🏡 Capital Gains Tax (CGT) on Residential Property

What Can You Claim & What Reduces Your Tax?

When you sell a residential property that isn’t fully exempt from tax, you may need to pay Capital Gains Tax (CGT) on the profit (gain).

The good news is—there are a number of allowable costs and reliefs that can significantly reduce the taxable gain.


📊 How the Gain is Calculated

At its simplest:

Sale Price
LESS Purchase Price
LESS Allowable Costs & Reliefs
= Taxable Gain


✅ Allowable Costs (What You CAN Deduct)

1. 🧾 Purchase Costs

These are added to your original purchase price:

  • Stamp Duty Land Tax (SDLT)
  • Legal / solicitor fees on purchase
  • Survey fees
  • Land Registry fees

👉 These increase your “base cost” and reduce the gain.


2. 🏗️ Capital Improvements (Not Repairs!)

You can claim for enhancements that improve or add value to the property:

  • Extensions (e.g. loft conversion, conservatory)
  • New kitchen or bathroom (if an upgrade, not like-for-like replacement)
  • Structural alterations
  • Adding central heating (if not previously installed)

Important:
Repairs and maintenance (e.g. painting, fixing a boiler) are NOT allowable for CGT—they should be claimed against rental income instead.


3. 💼 Selling Costs

Costs directly related to the sale:

  • Estate agent fees
  • Solicitor/legal fees on sale
  • EPC costs
  • Advertising costs

🚫 What You CANNOT Claim

  • Mortgage interest
  • Insurance
  • Utility bills
  • General maintenance/repairs (unless capital in nature)
  • Your own time or labour

🌟 Key Reliefs Available

🏠 Private Residence Relief (PRR)

If the property was your main home, you may get full or partial relief.

You qualify if:

  • You lived in the property as your main residence

Relief includes:

  • The period you lived there
  • The final 9 months of ownership (even if not living there)
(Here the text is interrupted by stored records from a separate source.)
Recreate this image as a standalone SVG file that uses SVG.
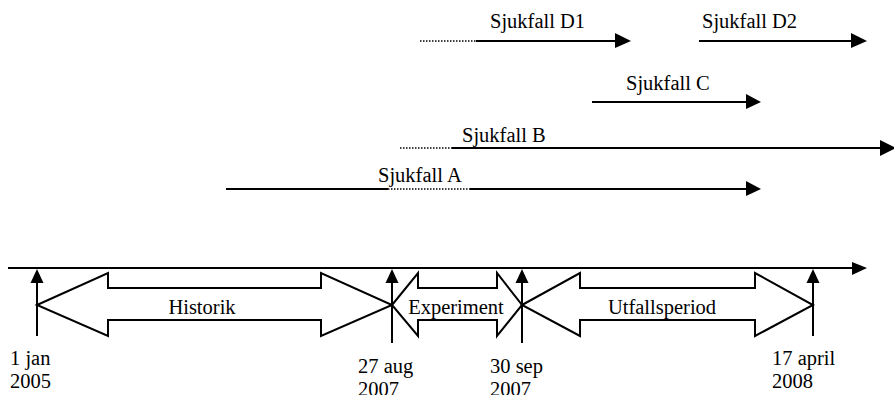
<svg xmlns="http://www.w3.org/2000/svg" width="894" height="395" viewBox="0 0 894 395">
  <style>
    .line { stroke: #000; stroke-width: 2; fill: none; }
    .dot { stroke: #000; stroke-width: 1.4; stroke-dasharray: 1.5 1.5; fill: none; }
    .span { stroke: #000; stroke-width: 2; fill: #fff; stroke-linejoin: miter; }
    .head { fill: #000; }
  </style>

  <!-- Sick-leave cases -->
  <g id="case-d1">
    <line class="dot" x1="420" y1="41" x2="476" y2="41"/>
    <line class="line" x1="476" y1="41" x2="616" y2="41"/>
    <polygon class="head" points="615,33 631,41 615,48"/>
    <text x="490" y="28" font-family="Liberation Serif" font-size="20.5">Sjukfall D1</text>
  </g>
  <g id="case-d2">
    <line class="line" x1="699" y1="41" x2="853" y2="41"/>
    <polygon class="head" points="851,33 867,41 851,48"/>
    <text x="702" y="28" font-family="Liberation Serif" font-size="20.5">Sjukfall D2</text>
  </g>
  <g id="case-c">
    <line class="line" x1="592" y1="102" x2="747" y2="102"/>
    <polygon class="head" points="746,94 761,102 746,109"/>
    <text x="626" y="90" font-family="Liberation Serif" font-size="20.5">Sjukfall C</text>
  </g>
  <g id="case-b">
    <line class="dot" x1="400" y1="148" x2="452" y2="148"/>
    <line class="line" x1="452" y1="148" x2="882" y2="148"/>
    <polygon class="head" points="880,140 896,148 880,156"/>
    <text x="462" y="142" font-family="Liberation Serif" font-size="20.5">Sjukfall B</text>
  </g>
  <g id="case-a">
    <line class="line" x1="226" y1="189" x2="388" y2="189"/>
    <line class="dot" x1="388" y1="189" x2="470" y2="189"/>
    <line class="line" x1="470" y1="189" x2="747" y2="189"/>
    <polygon class="head" points="746,181 761,189 746,196"/>
    <text x="378" y="182" font-family="Liberation Serif" font-size="20.5">Sjukfall A</text>
  </g>

  <!-- Time axis -->
  <g id="axis">
    <line class="line" x1="8" y1="268" x2="853" y2="268"/>
    <polygon class="head" points="852,262 867,268 852,275"/>
  </g>

  <!-- Period spans (double-headed block arrows) -->
  <g id="span-historik">
    <polygon class="span" points="37,305 108,273 108,288 321,288 321,273 392,305 321,336 321,320 108,320 108,336"/>
    <text x="202" y="314" text-anchor="middle" font-family="Liberation Serif" font-size="20.5">Historik</text>
  </g>
  <g id="span-experiment">
    <polygon class="span" points="392,305 418,273 418,288 497,288 497,273 522,305 497,336 497,320 418,320 418,336"/>
    <text x="456" y="314" text-anchor="middle" font-family="Liberation Serif" font-size="20.5">Experiment</text>
  </g>
  <g id="span-utfall">
    <polygon class="span" points="522,305 580,273 580,288 755,288 755,273 813,305 755,336 755,320 580,320 580,336"/>
    <text x="662" y="314" text-anchor="middle" font-family="Liberation Serif" font-size="20.5">Utfallsperiod</text>
  </g>

  <!-- Date markers -->
  <g id="date-2005">
    <line class="line" x1="37" y1="280" x2="37" y2="336"/>
    <polygon class="head" points="37,269 43.5,283 30.5,283"/>
    <text x="10" y="365" font-family="Liberation Serif" font-size="20.5">1 jan</text>
    <text x="10" y="388" font-family="Liberation Serif" font-size="20.5">2005</text>
  </g>
  <g id="date-aug2007">
    <line class="line" x1="392" y1="280" x2="392" y2="343"/>
    <polygon class="head" points="392,269 398.5,283 385.5,283"/>
    <text x="358" y="373" font-family="Liberation Serif" font-size="20.5">27 aug</text>
    <text x="358" y="396" font-family="Liberation Serif" font-size="20.5">2007</text>
  </g>
  <g id="date-sep2007">
    <line class="line" x1="522" y1="280" x2="522" y2="343"/>
    <polygon class="head" points="522,269 528.5,283 515.5,283"/>
    <text x="490" y="373" font-family="Liberation Serif" font-size="20.5">30 sep</text>
    <text x="490" y="396" font-family="Liberation Serif" font-size="20.5">2007</text>
  </g>
  <g id="date-2008">
    <line class="line" x1="813" y1="280" x2="813" y2="336"/>
    <polygon class="head" points="813,269 819.5,283 806.5,283"/>
    <text x="772" y="365" font-family="Liberation Serif" font-size="20.5">17 april</text>
    <text x="772" y="388" font-family="Liberation Serif" font-size="20.5">2008</text>
  </g>
</svg>
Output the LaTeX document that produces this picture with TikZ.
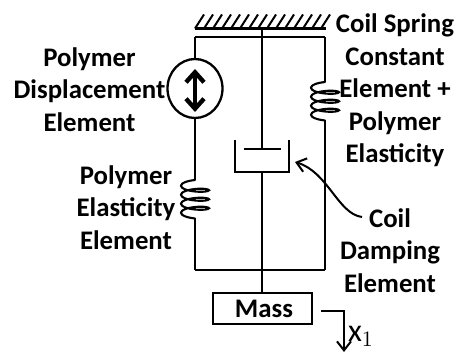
\documentclass[tikz,border=0pt]{standalone}
\usepackage{fontspec}
\setmainfont{Carlito}
\usetikzlibrary{arrows.meta,positioning,shapes.geometric}
\tikzset{
  wire/.style={line width=1.15pt, draw=black},
  hatch/.style={line width=1pt, draw=black},
  thinwire/.style={line width=1pt, draw=black},
  springcoil/.pic={
    \draw[line width=1.05pt, line cap=round] plot[smooth, samples=57, domain=0:1260, variable=\t]
      ({-14*sin(\t)},{-3.5*cos(\t)+3.5+9*\t/360});
  },
  pointer/.style={-{Straight Barb[length=4.5pt,width=7pt,line width=1pt]}, line width=1pt, draw=black},
  boldarrow/.style={{Straight Barb[length=5pt,width=9pt,line width=2.2pt]}-{Straight Barb[length=5pt,width=9pt,line width=2.2pt]}, line width=2.2pt},
  massbox/.style={draw=black, line width=1.15pt, minimum width=49.5pt, minimum height=15.5pt, inner sep=0pt, fill=white},
  dispel/.style={ellipse, draw=black, line width=1.15pt, minimum width=27.5pt, minimum height=29.5pt, inner sep=0pt},
  caption/.style={font=\fontsize{13.4}{16.2}\selectfont\bfseries, align=center, inner sep=0pt}
}
\begin{document}
\begin{tikzpicture}[x=0.5pt,y=-0.5pt]
  \useasboundingbox (0,0) rectangle (457,352);
  % ceiling
  \coordinate (ceilL) at (195,28.5);
  \coordinate (ceilR) at (326,28.5);
  \coordinate (ceilM) at (262,28.5);
  \draw[wire] (ceilL) -- (ceilR);
  \foreach \hx in {0,...,14}
    \draw[hatch] (195+9*\hx,28.5) -- ++(9,-14);
  % frame corners
  \coordinate (topL) at (195,37);
  \coordinate (topR) at (325,37);
  \coordinate (botL) at (195,270);
  \coordinate (botR) at (325,270);
  \coordinate (botM) at (262,270);
  \draw[wire] (topL) -- (topR);
  \draw[wire] (botL) -- (botR);
  % left branch
  \node[dispel] (disp) at (195,88.5) {};
  \coordinate (lsTop) at (195,180);
  \coordinate (lsBot) at (195,218.5);
  \draw[wire] (topL) -- (disp);
  \draw[wire] (disp) -- (lsTop);
  \pic at (lsTop) {springcoil};
  \draw[wire] (lsBot) -- (botL);
  \coordinate (dispT) at (195,69);
  \coordinate (dispB) at (195,112);
  \draw[boldarrow] (dispT) -- (dispB);
  % right branch
  \coordinate (rsTop) at (325,82);
  \coordinate (rsBot) at (325,120.5);
  \draw[wire] (topR) -- (rsTop);
  \pic at (rsTop) {springcoil};
  \draw[wire] (rsBot) -- (botR);
  % damper
  \coordinate (cupTL) at (235,140);
  \coordinate (cupTR) at (289,140);
  \coordinate (cupBL) at (235,172);
  \coordinate (cupBR) at (289,172);
  \coordinate (cupBM) at (262,172);
  \coordinate (pistL) at (244,149.5);
  \coordinate (pistR) at (281,149.5);
  \coordinate (pistM) at (262,149.5);
  \draw[wire] (cupTL) -- (cupBL) -- (cupBR) -- (cupTR);
  \draw[thinwire] (pistL) -- (pistR);
  \draw[wire] (ceilM) -- (pistM);
  \draw[wire] (cupBM) -- (botM);
  % mass
  \node[massbox] (mass) at (262.5,308.5) {};
  \node[caption] (masslbl) at (264,308.5) {Mass};
  \draw[wire] (botM) -- (mass.north -| botM);
  \coordinate (xStart) at (321,311);
  \coordinate (xCorner) at (344,311);
  \coordinate (xEnd) at (344,352);
  \draw[pointer] (xStart) -- (xCorner) -- (xEnd);
  \node[font=\fontsize{16}{18}\selectfont, inner sep=0pt] (xlbl) at (361,336) {$\mathrm{x}_1$};
  % labels
  \node[caption] (dispcap) at (89.5,89.5) {Polymer\\Displacement\\Element};
  \node[caption] (polycap) at (126,207.5) {Polymer\\Elasticity\\Element};
  \node[caption] (springcap) at (395,90.5) {Coil Spring\\Constant\\Element +\\Polymer\\Elasticity};
  \node[caption] (dampcap) at (390,250.5) {Coil\\Damping\\Element};
  \coordinate (dampFrom) at (362,217);
  \coordinate (dampTo) at (295,162);
  \draw[pointer] (dampFrom) .. controls (338,214) and (328,172) .. (dampTo);
\end{tikzpicture}
\end{document}
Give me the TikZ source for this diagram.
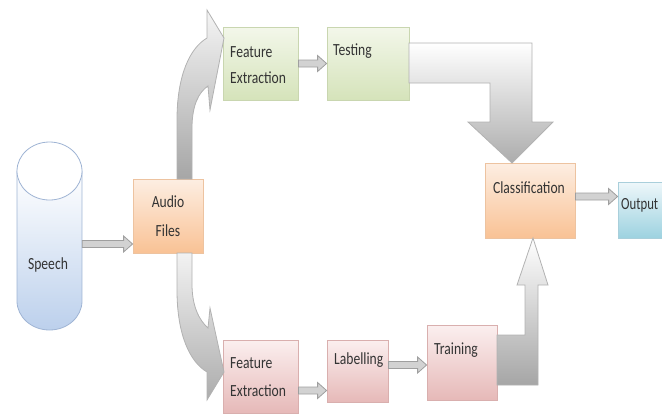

👉 If fully covered → No CGT to pay


🏢 Lettings Relief (Limited Use Now)

Only available if:

  • You lived in the property at the same time as your tenant

Maximum relief:

  • £40,000 per owner

📉 Capital Losses

If you’ve made losses elsewhere (e.g. shares or other property), these can be used to reduce your gain.


💷 Annual Exemption

Each individual has a tax-free CGT allowance:

  • £3,000 (current rules)

👉 Gains below this = no tax


💰 CGT Rates on Residential Property

For individuals:

  • 18% (basic rate band)
  • 24% (higher/additional rate band)

👉 The rate depends on your total taxable income.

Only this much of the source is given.